You have to be quick to adapt these days when it comes to business and commerce. That’s been increasingly the case in education as well. Educational institutions – certainly in the US, now in Western Europe and increasingly in developed and developing countries around the world- are usually pretty damn quick to adapt and develop programs in-line with current topical trends.
And that’s been the case as rapidly growing interest in and concerns about climate change, environmental degradation and how to support a world population approaching 7 billion has quickly given rise to a bevy of new degrees and programs, some with some rather odd, even seemingly oxymoronic, combinations of words in their names.
When I first read about NTNU, the Norwegian University of Science & Technology’s MSc. in Industrial Ecology the joining of “industrial” and “ecology” struck me as an unlikely and incompatible combination. The more I looked into it, however, the more it struck me how appropriate, and meaningful, their juxtaposition is.
Ahead of the Curve
Originally established in 1994 at the suggestion of Norwegian industry, NTNU launched a “comprehensive educational curriculum” in 1999 and a fully fledged international MSc. program in industrial ecology in 2005. Six MSc. and two PhD degrees were awarded in 2007 while 11 Master of Technology students took their thesis in IndEcol, as it’s known at the university.
I first came across it a year or so ago while searching for well-structured yet flexible interdisciplinary programs focused on affording students the means to develop a set of skills they could readily apply in efforts to more sustainably manage natural resources.
The definition of this new field of study, which proposes to use nature as the model for designing and developing man-made industrial and commercial products, services and processes, is succinctly set out by the program’s managers as follows: “Industrial ecology is the study of the flows of materials and energy in industrial and consumer activities, of the effect of these flows on the environment, and of the influence of economic, political, regulatory and social factors on the flow, use and transformation of resources.”
Growing Interest & Demand
“The sudden prominence of climate change has clearly had a big impact on us at IndEcol,” director Edgar Hertwich writes in the program’s 2007 Annual Report. “All of a sudden our research is in public demand…Unfortunately, the recognition that climate change is a serious threat requiring a rapid response hits the world unprepared: the public funding of renewable energy research is at an all-time low and the world has grown comfortable with emissions-intensive habits and a development pathway that requires the use of massive quantities of fossil fuels.
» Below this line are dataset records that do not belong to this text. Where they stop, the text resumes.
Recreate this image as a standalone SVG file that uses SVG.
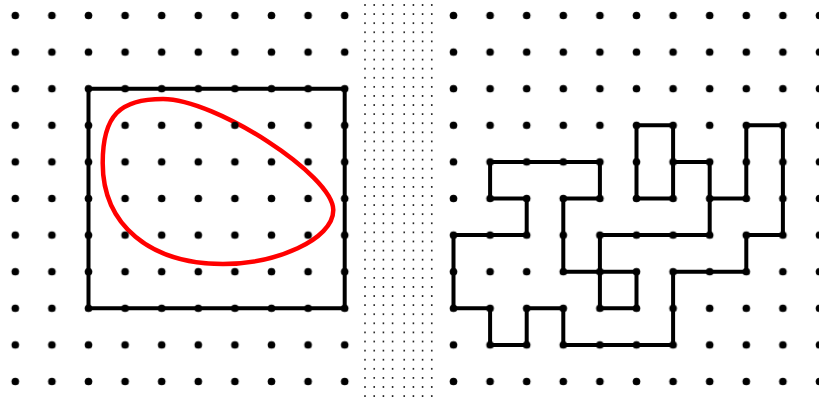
<svg xmlns="http://www.w3.org/2000/svg" width="819" height="399" viewBox="0 0 819 399">
  <style>
    .fig { fill: none; stroke: #000; stroke-width: 4; stroke-linejoin: round; stroke-linecap: round; }
    .curve { fill: none; stroke: #ff0000; stroke-width: 4.5; }
  </style>
  <defs>
    <pattern id="gridL" patternUnits="userSpaceOnUse" x="-3" y="-2.8" width="36.6" height="36.6">
      <circle cx="18.3" cy="18.3" r="3.8" fill="#000"/>
    </pattern>
    <pattern id="gridR" patternUnits="userSpaceOnUse" x="435.2" y="-2.8" width="36.6" height="36.6">
      <circle cx="18.3" cy="18.3" r="3.8" fill="#000"/>
    </pattern>
    <pattern id="fine" patternUnits="userSpaceOnUse" x="360" y="0.45" width="80" height="9.095">
      <circle cx="5" cy="4.55" r="0.95" fill="#111"/>
      <circle cx="14.2" cy="4.55" r="0.95" fill="#111"/>
      <circle cx="23.4" cy="4.55" r="0.95" fill="#111"/>
      <circle cx="32.6" cy="4.55" r="0.95" fill="#111"/>
      <circle cx="44.2" cy="4.55" r="0.95" fill="#111"/>
      <circle cx="53.4" cy="4.55" r="0.95" fill="#111"/>
      <circle cx="62.6" cy="4.55" r="0.95" fill="#111"/>
      <circle cx="71.8" cy="4.55" r="0.95" fill="#111"/>
    </pattern>
  </defs>
  <rect width="819" height="399" fill="#fff"/>

  <g id="middle-strip">
    <rect x="360" y="0" width="80" height="399" fill="url(#fine)"/>
  </g>

  <g id="left-figure">
    <path id="red-curve" class="curve" d="M163,99 C215,99 333,175 333.3,210 C333.3,240 275,264 223,264 C150,264 102.7,225 102.7,163 C102.7,115 120,99 163,99 Z"/>
    <rect id="rectangle" class="fig" x="88.5" y="88.7" width="256.2" height="219.6"/>
  </g>

  <g id="right-figure">
    <path class="fig" d="M673.1,161.9 L709.7,161.9 L709.7,235.1 L599.9,235.1 L599.9,308.3 L636.5,308.3 L636.5,271.7 L563.3,271.7 L563.3,198.5 L599.9,198.5 L599.9,161.9 L490.1,161.9 L490.1,198.5 L526.7,198.5 L526.7,235.1 L453.5,235.1 L453.5,308.3 L490.1,308.3 L490.1,344.9 L526.7,344.9 L526.7,308.3 L563.3,308.3 L563.3,344.9 L673.1,344.9 L673.1,271.7 L746.3,271.7 L746.3,235.1 L782.9,235.1 L782.9,125.3 L746.3,125.3 L746.3,198.5 L709.7,198.5 M636.5,125.3 L673.1,125.3 L673.1,198.5 L636.5,198.5 Z"/>
  </g>

  <g id="grid-dots">
    <rect x="-3" y="-2.8" width="366" height="402" fill="url(#gridL)"/>
    <rect x="435.2" y="-2.8" width="390" height="402" fill="url(#gridR)"/>
  </g>
</svg>
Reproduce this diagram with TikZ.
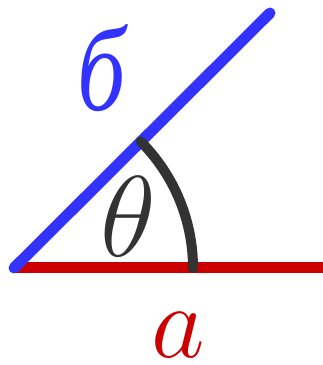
\RequirePackage{fix-cm}
\documentclass[tikz,border=0pt]{standalone}
\usepackage{fontspec}
\newfontfamily\cyrfont{Liberation Serif}
\definecolor{myblue}{HTML}{3333FF}
\definecolor{myred}{HTML}{CC0000}
\definecolor{mygray}{HTML}{333333}
\begin{document}
\begin{tikzpicture}[x=1pt,y=1pt,
  side/.style={line width=11pt},
  anglearc/.style={line width=10pt,color=mygray,line cap=round},
  lbl/.style={inner sep=0pt,anchor=center}]
\useasboundingbox (0,0) rectangle (323,365);
\coordinate (O) at (14,97);
\coordinate (R) at (323,97);
\coordinate (B) at (270,352);
\coordinate (A0) at (193,97);
\draw[side,myred] (O) -- (R);
\draw[side,myblue,line cap=round] (O) -- (B);
\draw[anglearc] (A0) arc[start angle=0,end angle=45,radius=179];
\node[lbl,myblue,xscale=0.8,transform shape] (lb) at (102,297) {\fontsize{120}{130}\selectfont\cyrfont\itshape б};
\node[lbl,mygray] (lt) at (128,148) {\fontsize{115}{120}\selectfont$\theta$};
\node[lbl,myred,anchor=base] (la) at (178,8) {\fontsize{104}{104}\selectfont$a$};
\end{tikzpicture}
\end{document}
So far, politicians have not acted on their promises and individuals have responded as if they were powerless, or not concerned.”
NTNU professors and students are working to remedy that situation in a variety of ways, along with growing numbers of similarly concerned undergraduate and graduate educational programs. PhD candidates, such as Johan Pettersen, are working to find ways of reducing the energy demands and environmental pollution associated with drilling offshore for oil and gas. Yale University geology graduate Catherine Izard is researching ways of better understanding and sustainably developing and managing associated with our use of tin. NTNU mechanical engineering graduate Magnus L√∏seth and his advisor Helge Bratteb√∏ are using material flow analysis to examine the Chinese power industry’s past and future greenhouse gas emissions.
On the environmental policy and management track, former Singapore and Hong Kong banking industry employee Caroline Cheung is developing her thesis around the theme of environmental management and corporate social responsibility.
The nexus of all the various forms of human activity and the natural environment are at the heart of the IndEcol program’s research. Looking to develop sustainable innovations in the built environment is a particular focus. A group of researchers from the IndEcol program, NTNU’s Faculty of Architecture and Department of Interdisciplinary Studies of Culture and the National Housing Bank approached their home city of Trondheim’s government and proposed a “climate neutral” residential or mixed use development.
Aiming to move the city into a leading position when it comes to urban efforts to reduce greenhouse gas emissions and ensure the quality of life and health of the natural environment, the proposal takes an integrated approach to urban planning and fostering a low carbon society that takes into account transport, recreational activities and food supply. It was taken up by Trondheim’s mayor the proposal was included in a formal policy document of a new city council this autumn.
With offshore oil playing such a large role in the Norwegian economy and society, IndEcol researchers are looking to find ways of improving the eco-efficiency of oil industry technology and processes, as well as developing mutualistic symbiosis among the oil industry, the natural environment and society.
With funding provided by StatoilHydro, a team of researchers is focusing on evaluating the possibility of developing two broad industries alongside Mongstad, the country’s largest oil refinery: energy conversion facilities and aquaculture. The first currently includes evaluating different heat and power options with carbon capture and storage and the production of synfuels and hydrogen. Related to the latter involves investigating the feasibility of lobster aquaculture using 25¬∞C cooling water expelled by the refinery as waste energy. The research team plans to continue this line of research while also adding cod to its research efforts.